Monday, December 17, 2012

...and more bread

Yes, yes, yes...more about bread!  When I set out to learn something, I don't stop until I feel that I have a deep understanding of what I set out to learn in the first place.  My bread journey is no different.

Until today, I hadn't yet hit the bread grand slam I was hoping for.  Now, however, I think I've finally got it.  Big, airy holes, and a crust to put a smile on the face of any bread lover.  A quick preview...


Now that I've started your mouth to watering, let me take a turn and share a few revelations, and the steps that led me to the wonderful, and much desired result I achieved today...

Up to now, I can't say that I was disappointed in my bread results, but making crusty bread in a traditional oven is not the 'slam dunk' one might think.  The biggest issue for me had been capturing/producing steam in the first 10-15 minutes of baking, which, from everything I had read, is really the way to take a boule from good to exceptional.

I kept reading about the 'song' of the crust, which, to my understanding, is a crackling that takes place after the bread is removed from the oven.

I don't have a professional deck oven, and one is not going to be built into my kitchen any time soon.  I have baking tiles, which I love, and that work beautifully for the bottom of the bread, but what about the rest?  Well, there is something called a 'cloche', which is a clay bell that sets over the bread right after it's put into the oven.  The bell shape of the cloche captures the steam produced by the moisture in the bread in the first several minutes of baking.  Once removed, the bread continues to bake, and the crust browns up as it should.

This steaming is what I had been missing.

Not one to spend money on something unless I know it's going to work well, I decided to do a cloche test.  I took my large clay baker (which I haven't used in many, many years - I think it was a wedding gift, and I've been married to my husband for almost 20 years!), I inverted the bottom, and I used it as a make-shift cloche.  I heated it in the oven, with the baking tiles.  Once the oven was to temperature, and my bread had rested sufficiently, I slid it onto the tiles, and covered it with the inverted clay baker bottom.

After about 10 minutes, I removed the lid.  The loaf was beautifully risen, with a steamy sheen.  Perfect!  I left the bread to continue baking, uncovered.  When I removed it, the crust started to crackle!  This is what I had been missing.  This, I think, is the 'song' I have heard so much about.

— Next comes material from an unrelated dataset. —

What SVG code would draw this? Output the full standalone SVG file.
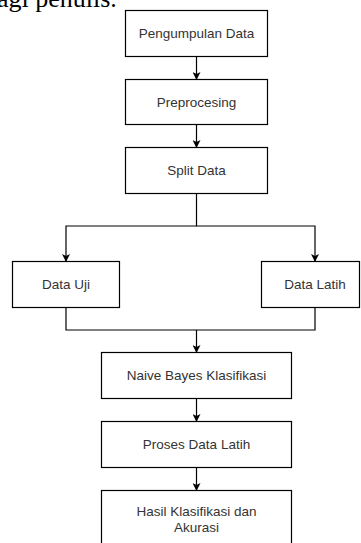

But what about the texture of the crust and the inside?  The crust looked and felt extremely promising, but was the inside going to be full of those big holes I was so hoping for?  Well, it was close, but still not quite what I imagined in my mind's eye, and knew was possible.

There's no question the bread, which is the same recipe I have been making lately, was better.  More moist on the inside, crustier on the outside, but still not the home run I was hoping for.  I really wanted a grand slam, and I had enough dough to try one more time.

What was I missing?

I decided to take a look at Chad Robertson's suggestion of baking in a cast iron dutch oven, or combo cooker.  Chad Robertson appears to be the God father of bread making, and his Tartine Bread cookbook has an almost narcotic affect on me!  If he says the best way to duplicate the results of a professional deck oven is with a cast iron dutch oven or combo cooker, I trust he knows what he's talking about.  I have a cast iron dutch oven, but I needed something as a base.

I ran out to my local market, which also happens to carry many non-food items, including kitchen appliances, clothing, furniture, etc.  I quickly located the cast iron section, and found a griddle that would make a great base for my make-shift combo cooker.  With the low edge, it would make it far easier to slide the bread onto the hot griddle without burning myself.  As luck would have it, it was on sale - $16.49.


I already had the dutch oven.  I just removed the lid, which I wouldn't need for baking my bread, and it was ready to serve as a lid over my griddle.


I simply turned it upside down, placed it on top of the griddle, and instant 'combo cooker'!


It's my humble opinion that this little cast iron 'cooker' made all the difference in the world, and I finally achieved the bread I'd been imagining.  It was crusty, chewy, airy perfection!

Not just a beautiful, crackling crust, but big, beautiful holes on the inside.  I'm very pleased, and feeling like I hit this nail squarely on the head.  Bakery quality?  In texture, I think so.


I think the flavor could use just a little more work, but it's damn good, and anything I lose in flavor, I more than make up for when I slice into a warm loaf.  =)

Finally, the grand slam.  What I had imagined was now sitting in front of me.  I'm so very proud of this loaf of bread.  I'm so glad I didn't give up trying.


  1. This looks beautiful! i'm curious - is this a natural starter bread or do you use commercial yeast?

  2. It was wild yeast. I have never been able to get holes like this using commercial yeast. I have used commercial yeast in combination with wild yeast, and gotten similar results, just never commercial yeast on its own.